Electronic – get help with measuring particle charge using oscilloscope

capacitorintegrated-circuitintegratoroperational-amplifieroscilloscope

How can one measure particle charge using oscilloscope and op amp integrator circuit along with a capacitor and faraday cup. I am unable to figure out how to approach. I have the circuit ready but when I test the faraday cup by touching a separate charged capacitor, the oscilloscope doesn't show any visible change in voltage. How can I use all these components to get a particle charge. My plan is to drop the particles in the faraday cup and get the output voltage change from oscilloscope. Then calculate the charge with the help of rated capacitor. Also, I don't have any electrometer.  

Can I get help with measuring particle charge using oscilloscope ?.
Also, how will the voltage waveform look like when oscilloscope detects any voltage ?

enter image description hereI have attached the circuit, maybe you can have a look into it. What I am doing is charging any capacitor (not included in the circuit) with one end grounded (from dc power supply) and then touching the faraday cup. The oscilloscope is not responding to the touch.

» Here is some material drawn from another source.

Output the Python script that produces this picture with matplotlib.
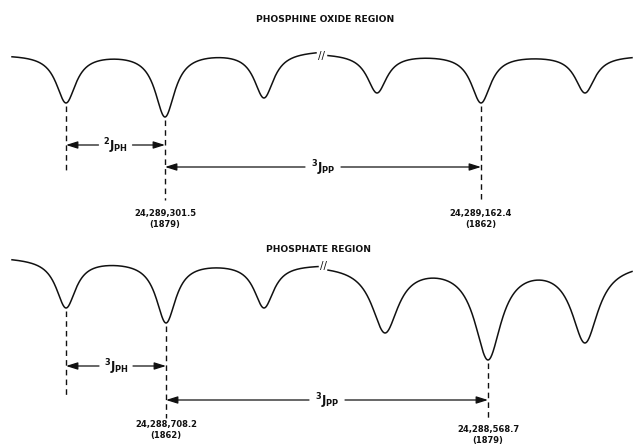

Also, when I am turning ON the power for OP-AMP, then even without applying anything to cup, I am getting a voltage at the output. Is this normal ?… Tell me anything in the circuit which needs to be changed or tell me the step by step procedure which can be used for particle charge measurement using the scope.

Thanks 

Best Answer

There is a significant but easily fixable error in your circuit. You have the negative supply connected to 0V and also your op-amp's non-invering input at 0V. This means for positively charged particles hitting the cup you'll see nothing from the op-amp because its output will want to go below 0V (but it can't). Definitely try symettrical supplies such as + and - 15 volts.

A side effect of the bad negative rail connection is that a lot of op-amps will just go belly-up and produce seemingly daft output voltages. This is op-amp dependent of course.

Another issue and this may show up is the input bias currents needed by the op-amp. Just any old op-amp will not work - you have to choose an op-amp that has massively low input bias currents or the leakage through the input protection resistance will produce a huge offset voltage.

Back in the 1990s I designed an ion beam collector for a gas mass spectrometer (that worked of course!) and we used the damned-best input leakage current op-amps we could find. ADI produce one that is in the order of several fempto amps and doesn't cost a king's ransome. I can't remember the part number now but just google "ADI fempto amp op amp" and you should get a hit.

I'd also consider not using an integrator as the front-end. I'd use a fempto-amp op-amp with the 100Mohm resistor in the feedback, dispence with the input protection (unless you have very good reasons to keep it) and have this followed by an integrator then, in that 2nd stage you can use a reed relay or JFET for resetting the capacitor should you need to. It's quite a valid approach to smaple then reset, let build up, then sample then reset continually. If the reset is short it won't significantly affect things but will give you the ability not to crash the output into the power rails if too much charge is built up.